13. The marine equipment unit according to claim 8, wherein the marine equipment unit is at least one element of a group comprising: an autonomous underwater vehicle, a para vane, water kite, an autonomous surface vehicle, a towed vehicle or an air gun array unit.

14. A marine equipment hauling system for use on a carrier and configured to haul a marine equipment unit onboard the carrier, the system comprising:

a first winch connected to a tow line of the marine equipment unit and being configured to tow the marine equipment unit towards a hauling ramp,

a suspension structure configured to extend over water,

a second winch located on the suspension structure and connected to a lift line of the marine equipment unit, and

a control unit configured to operate the first winch and the second winch in a cooperative manner to haul the marine equipment unit by towing the marine equipment unit towards the carrier using the first winch and guiding the marine equipment unit using the second winch.

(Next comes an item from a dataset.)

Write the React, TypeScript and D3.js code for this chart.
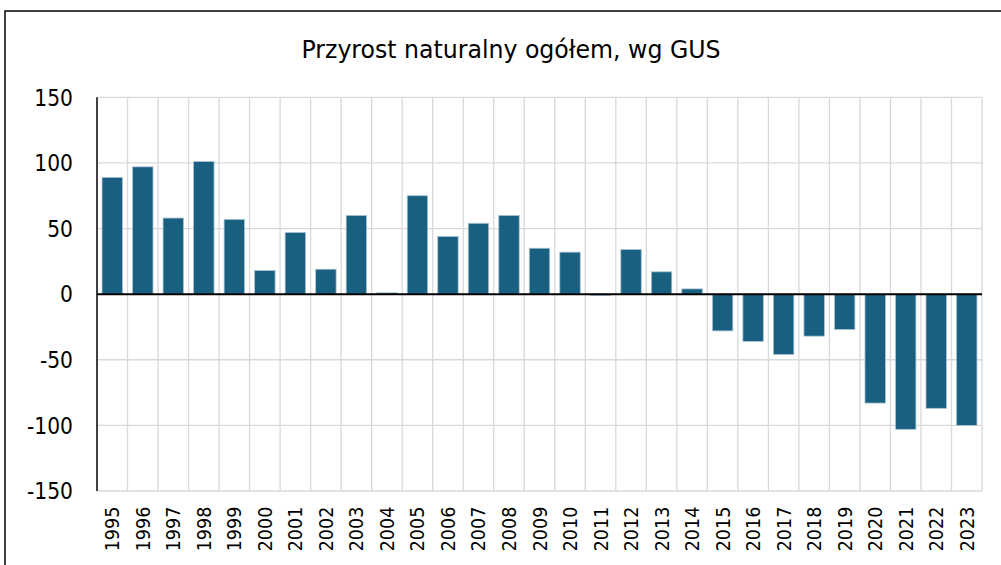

15. The marine equipment hauling system according to claim 14, wherein the suspension structure comprises an extendable and retractable arm, configured to suspend from an in use upper part of the suspension structure, and a guiding structure connected to an end of the extendable and retractable arm, and configured to receive the marine equipment unit for aligning thereof in a preferred alignment direction during hauling.

16. The marine equipment hauling system according to claim 14, wherein the second winch is installed on a slidable beam or trolley system of the suspension structure.

17. (canceled)

18. The marine equipment hauling system according to claim 15, wherein the extendable and retractable arm comprising at least one of: a telescopic arm, a sliding boom, or a crane arm.